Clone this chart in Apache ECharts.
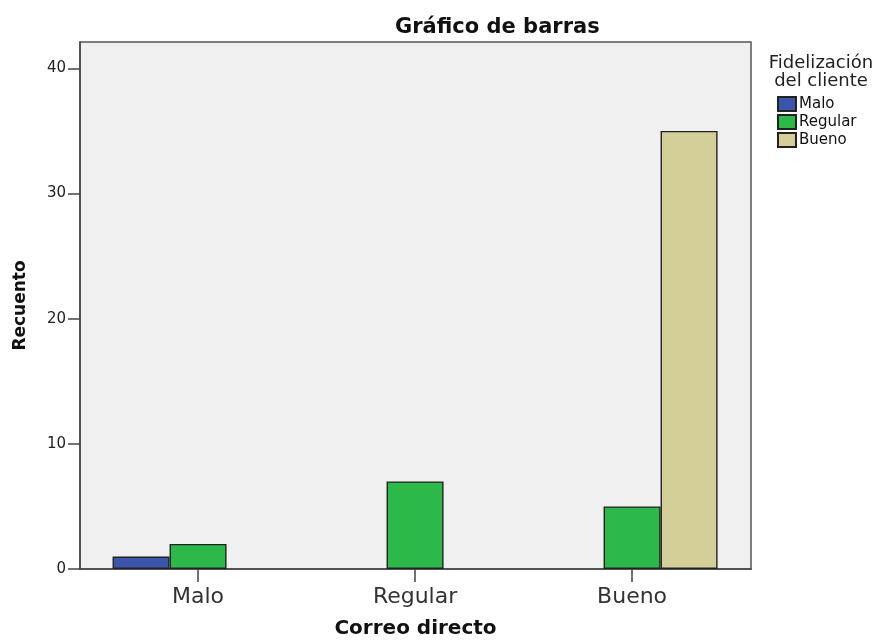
<!DOCTYPE html>
<html>
<head>
<meta charset="utf-8">
<script src="https://cdn.jsdelivr.net/npm/echarts@6/dist/echarts.min.js"></script>
<style>html,body{margin:0;padding:0;background:#fff}#c{width:877px;height:640px}</style>
</head>
<body>
<div id="c"></div>
<script>
const categories = ['Malo', 'Regular', 'Bueno'];
const seriesNames = ['Malo', 'Regular', 'Bueno'];
const maloValues = [1, null, null];
const regularValues = [2, 7, 5];
const buenoValues = [null, null, 35];
const yTicks = [0, 10, 20, 30, 40];

const colors = ['#3a55ab', '#2db84a', '#d4cf98'];
const FONT = '"DejaVu Sans", sans-serif';

function toPairs(vals) {
  return vals.map((v, i) => (v == null ? [i, '-'] : [i, v]));
}
const seriesValues = [maloValues, regularValues, buenoValues];

const chart = echarts.init(document.getElementById('c'), null, { renderer: 'canvas' });
chart.setOption({
  animation: false,
  textStyle: { fontFamily: FONT },
  title: [
    { text: 'Gráfico de barras', left: 390, top: 12,
      textStyle: { fontFamily: FONT, fontSize: 21, fontWeight: 'bold', color: '#111' } },
    { text: 'Fidelización\ndel cliente', left: 816, top: 49, textAlign: 'center',
      textStyle: { fontFamily: FONT, fontSize: 18, fontWeight: 'normal', color: '#222', lineHeight: 18 } }
  ],
  legend: {
    orient: 'vertical', left: 777, top: 96, padding: 0,
    itemWidth: 18, itemHeight: 14, itemGap: 2,
    icon: 'rect',
    textStyle: { fontFamily: FONT, fontSize: 15, lineHeight: 14, color: '#111', padding: [0, 0, 0, -2] },
    data: seriesNames
  },
  grid: {
    left: 80, right: 126, top: 42, bottom: 71,
    outerBoundsMode: 'none', containLabel: false,
    show: true, backgroundColor: '#f0f0f0', borderColor: '#555', borderWidth: 1.5
  },
  xAxis: {
    type: 'value', min: -0.544, max: 2.548,
    name: 'Correo directo', nameLocation: 'middle', nameGap: 50,
    nameTextStyle: { fontFamily: FONT, fontSize: 20, fontWeight: 'bold', color: '#111' },
    axisLine: { show: true, onZero: false, lineStyle: { color: '#444', width: 1.5 } },
    axisTick: { show: true, customValues: [0, 1, 2], length: 13, lineStyle: { color: '#444', width: 1.5 } },
    axisLabel: { customValues: [0, 1, 2], formatter: v => categories[Math.round(v)] || '',
      fontFamily: FONT, fontSize: 22, color: '#333', margin: 17 },
    splitLine: { show: false }
  },
  yAxis: {
    type: 'value', min: 0, max: 42.1, interval: 10,
    name: 'Recuento', nameLocation: 'middle', nameGap: 51,
    nameTextStyle: { fontFamily: FONT, fontSize: 17, fontWeight: 'bold', color: '#111' },
    axisLine: { show: true, onZero: false, lineStyle: { color: '#444', width: 1.5 } },
    axisTick: { show: true, inside: false, length: 12, lineStyle: { color: '#444', width: 1.5 } },
    axisLabel: { fontFamily: FONT, fontSize: 15, color: '#222', margin: 14, showMaxLabel: false,
      formatter: v => (yTicks.indexOf(v) >= 0 ? String(v) : '') },
    splitLine: { show: false }
  },
  series: seriesNames.map((name, k) => ({
    name: name, type: 'bar', barWidth: 57, barGap: '0%',
    data: toPairs(seriesValues[k]),
    itemStyle: { color: colors[k], borderColor: '#222', borderWidth: 1.4 }
  }))
});
</script>
</body>
</html>
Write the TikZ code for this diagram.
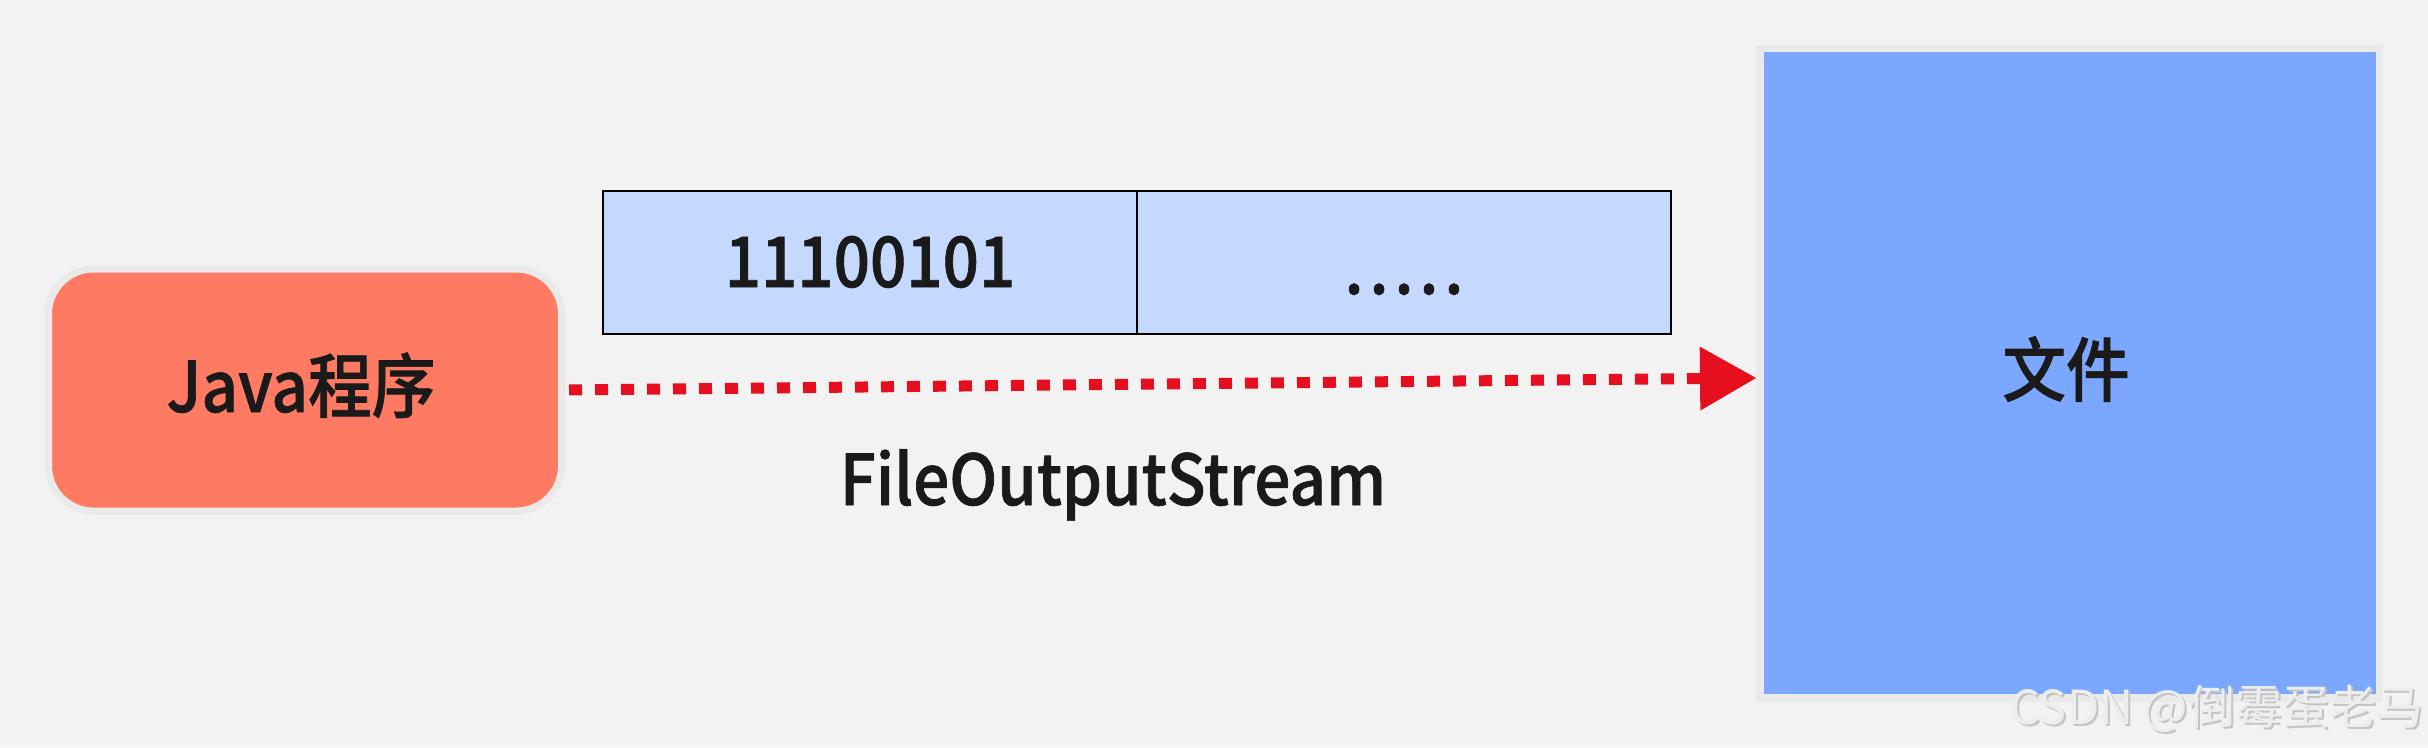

> **Task instructions**:
Leave the pictures out and reproduce each record exactly as written.

> **Answer to the exercise**:
Clone this chart in Apache ECharts.
<!DOCTYPE html>
<html>
<head>
<meta charset="utf-8">
<script src="https://cdn.jsdelivr.net/npm/echarts@6/dist/echarts.min.js"></script>
<style>html,body{margin:0;padding:0;background:#fff}#c{width:877px;height:640px}</style>
</head>
<body>
<div id="c"></div>
<script>
const categories = ['Malo', 'Regular', 'Bueno'];
const seriesNames = ['Malo', 'Regular', 'Bueno'];
const maloValues = [1, null, null];
const regularValues = [2, 7, 5];
const buenoValues = [null, null, 35];
const yTicks = [0, 10, 20, 30, 40];

const colors = ['#3a55ab', '#2db84a', '#d4cf98'];
const FONT = '"DejaVu Sans", sans-serif';

function toPairs(vals) {
  return vals.map((v, i) => (v == null ? [i, '-'] : [i, v]));
}
const seriesValues = [maloValues, regularValues, buenoValues];

const chart = echarts.init(document.getElementById('c'), null, { renderer: 'canvas' });
chart.setOption({
  animation: false,
  textStyle: { fontFamily: FONT },
  title: [
    { text: 'Gráfico de barras', left: 390, top: 12,
      textStyle: { fontFamily: FONT, fontSize: 21, fontWeight: 'bold', color: '#111' } },
    { text: 'Fidelización\ndel cliente', left: 816, top: 49, textAlign: 'center',
      textStyle: { fontFamily: FONT, fontSize: 18, fontWeight: 'normal', color: '#222', lineHeight: 18 } }
  ],
  legend: {
    orient: 'vertical', left: 777, top: 96, padding: 0,
    itemWidth: 18, itemHeight: 14, itemGap: 2,
    icon: 'rect',
    textStyle: { fontFamily: FONT, fontSize: 15, lineHeight: 14, color: '#111', padding: [0, 0, 0, -2] },
    data: seriesNames
  },
  grid: {
    left: 80, right: 126, top: 42, bottom: 71,
    outerBoundsMode: 'none', containLabel: false,
    show: true, backgroundColor: '#f0f0f0', borderColor: '#555', borderWidth: 1.5
  },
  xAxis: {
    type: 'value', min: -0.544, max: 2.548,
    name: 'Correo directo', nameLocation: 'middle', nameGap: 50,
    nameTextStyle: { fontFamily: FONT, fontSize: 20, fontWeight: 'bold', color: '#111' },
    axisLine: { show: true, onZero: false, lineStyle: { color: '#444', width: 1.5 } },
    axisTick: { show: true, customValues: [0, 1, 2], length: 13, lineStyle: { color: '#444', width: 1.5 } },
    axisLabel: { customValues: [0, 1, 2], formatter: v => categories[Math.round(v)] || '',
      fontFamily: FONT, fontSize: 22, color: '#333', margin: 17 },
    splitLine: { show: false }
  },
  yAxis: {
    type: 'value', min: 0, max: 42.1, interval: 10,
    name: 'Recuento', nameLocation: 'middle', nameGap: 51,
    nameTextStyle: { fontFamily: FONT, fontSize: 17, fontWeight: 'bold', color: '#111' },
    axisLine: { show: true, onZero: false, lineStyle: { color: '#444', width: 1.5 } },
    axisTick: { show: true, inside: false, length: 12, lineStyle: { color: '#444', width: 1.5 } },
    axisLabel: { fontFamily: FONT, fontSize: 15, color: '#222', margin: 14, showMaxLabel: false,
      formatter: v => (yTicks.indexOf(v) >= 0 ? String(v) : '') },
    splitLine: { show: false }
  },
  series: seriesNames.map((name, k) => ({
    name: name, type: 'bar', barWidth: 57, barGap: '0%',
    data: toPairs(seriesValues[k]),
    itemStyle: { color: colors[k], borderColor: '#222', borderWidth: 1.4 }
  }))
});
</script>
</body>
</html>
Write the TikZ code for this diagram.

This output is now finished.